28 November 2011

Why are all these moms fighting Santa?

Best Buy or some similar store is running a bunch of commercials where a smug, aggro-mom is all about outperforming Santa. She smiles and eats the cookies and drinks the milk reserved for Santa, while a hapless Santa sputters and stammers on about how it looks like there’s not enough room for his gifts.

 

Is this really what mom-dom is about nowadays? Competing against everything, including Santa? It’s kind of abhorrent and probably a confusing message for kids.

 

It led me to think about this recent debate we had in my urban sprawl class, which I enjoyed greatly. The class was divvied up into three teams: one representing the traditional liberal viewpoint, the other representing the traditional conservative viewpoint, and the third group representing the family viewpoint.

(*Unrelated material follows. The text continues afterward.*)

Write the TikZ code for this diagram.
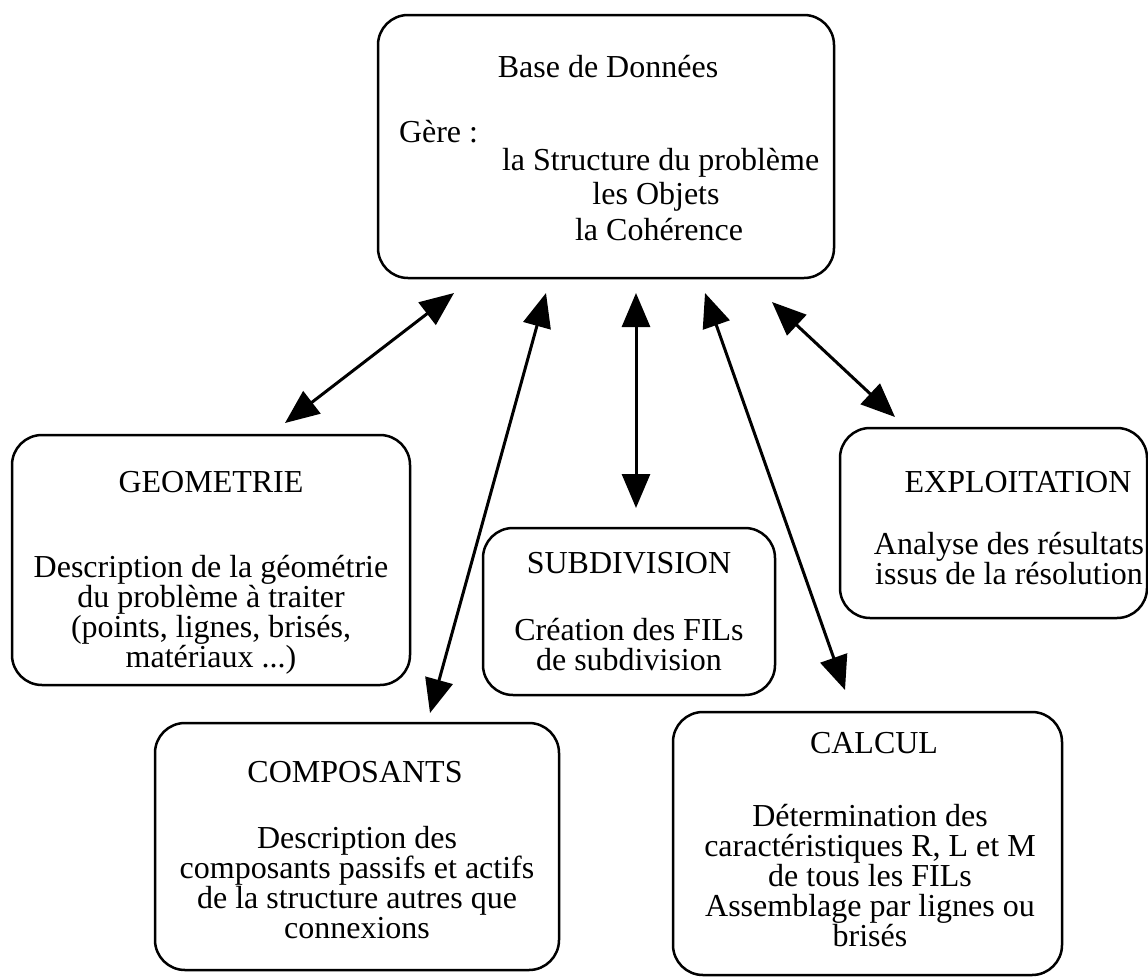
\documentclass[tikz,border=0pt]{standalone}
\usepackage{fontspec}
\setmainfont{Liberation Serif}
\usetikzlibrary{arrows.meta}
\tikzset{
  box/.style={draw=black, line width=2.5pt, rounded corners=30pt, inner sep=0pt, outer sep=0pt},
  txt/.style={inner sep=0pt, outer sep=0pt, align=center, font=\fontsize{32}{30}\selectfont},
  arr/.style={line width=3pt, {Triangle[length=34pt,width=28pt]}-{Triangle[length=34pt,width=28pt]}}
}
\begin{document}
\begin{tikzpicture}[x=1pt,y=-1pt]
\useasboundingbox (0,0) rectangle (1148,977);
% boxes
\node[box, minimum width=456pt, minimum height=263pt] (db) at (606,146.5) {};
\node[box, minimum width=398pt, minimum height=250pt] (geom) at (211,560) {};
\node[box, minimum width=292pt, minimum height=167pt] (sub) at (629,611.5) {};
\node[box, minimum width=307pt, minimum height=190pt] (expl) at (993.5,523) {};
\node[box, minimum width=404pt, minimum height=247pt] (comp) at (357,846.5) {};
\node[box, minimum width=389pt, minimum height=263pt] (calc) at (867.5,843.5) {};
% database texts
\node[txt] (dbT) at (608,67) {Base de Données};
\node[txt, anchor=west] (dbG) at (399,132) {Gère :};
\node[txt, anchor=west] (dbS) at (502,163) {la Structure du problème};
\node[txt] (dbO) at (656,197) {les Objets};
\node[txt] (dbC) at (659,230) {la Cohérence};
% geometrie
\node[txt] (geomT) at (211,482) {GEOMETRIE};
\node[txt] (geomB) at (211,615) {Description de la géométrie\\du problème à traiter\\(points, lignes, brisés,\\matériaux ...)};
% subdivision
\node[txt] (subT) at (629,563) {SUBDIVISION};
\node[txt] (subB) at (629,645) {Création des FILs\\de subdivision};
% exploitation
\node[txt] (explT) at (1018,482) {EXPLOITATION};
\node[txt] (explB) at (1009,559) {Analyse des résultats\\issus de la résolution};
% composants
\node[txt] (compT) at (355,772) {COMPOSANTS};
\node[txt] (compB) at (357,883) {Description des\\composants passifs et actifs\\de la structure autres que\\connexions};
% calcul
\node[txt] (calcT) at (874,743) {CALCUL};
\node[txt] (calcB) at (870,876) {Détermination des\\caractéristiques R, L et M\\de tous les FILs\\Assemblage par lignes ou\\brisés};
% connectors
\draw[arr] ([xshift=76pt,yshift=-15pt]db.south west) -- ([xshift=273pt,yshift=12pt]geom.north west);
\draw[arr] ([xshift=168pt,yshift=-15pt]db.south west) -- ([xshift=275pt,yshift=10pt]comp.north west);
\draw[arr] ([xshift=258pt,yshift=-15pt]db.south west) -- ([xshift=153pt,yshift=20pt]sub.north west);
\draw[arr] ([xshift=327pt,yshift=-15pt]db.south west) -- ([xshift=172pt,yshift=22pt]calc.north west);
\draw[arr] ([xshift=394pt,yshift=-24pt]db.south west) -- ([xshift=55pt,yshift=11pt]expl.north west);
\end{tikzpicture}
\end{document}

Just what that is should be evident in a few sentences. The topic, I think, was the definition of progress – each side had to present and argue for a particular viewpoint of what constitutes progress and what the future looks like in light of that definition.

 

So, you can easily imagine the conservative argument: progress is brought about by markets. It is efficiency that can only come from a decentralized economic system, and it allows individuals, according to their own hardwork or merits, to achieve wealth and preserve it for future generations, unmolested by the government. In this society, all can achieve wealth and purchase the things they’d like to own. The liberal viewpoint is that progress occurs when the government intervenes sufficiently in free markets to ensure that the rising tide lifts all boats: it’s vaccines, it’s public health initiatives, it’s appropriate regulatory interventions. With this, the liberals envision a future where the standard of living gradually improves, so that, in the future, all can achieve happiness, some degree of economic security, and purchase most of the things they’d like to own.

 

The family group went in and argued that progress is measured by familial relations. It’s a function of emotional growth, of knowing when you have enough to be happy, and of pulling back from the aggressive search for wealth in order to nurture those familial relationships, to give successive generations a moral center, to create good human beings. In terms of the world’s finite resources, it’s easy to see where the traditional liberal and conservative viewpoints put us in the same place, on a similar timeframe: all the resources get used up, and whether that happens in, say, 500 years or 700 years, it still gets us to the same final destination. The family viewpoint stands out, then, as a kind of antidote to using more resources and amassing more material wealth – in a way that’s entirely appealing, even for a careerist such as myself. (The conservatives did repudiate the anti-careerist tone of the family’s position, by the way.)

 

So, for me, the point of the Best Buy ads may be that they give us the dark side of the family viewpoint: the family as an a single economic unit, a tribe out to vanquish all enemies in the interest of its own self-preservation. A tribe that knows no idols, where traditions are just antiquated notions that deserve to be outperformed.

 

Also, the more I type the word “family,” the more I think about Mr. Bungle’s ‘Stubb (ADub).’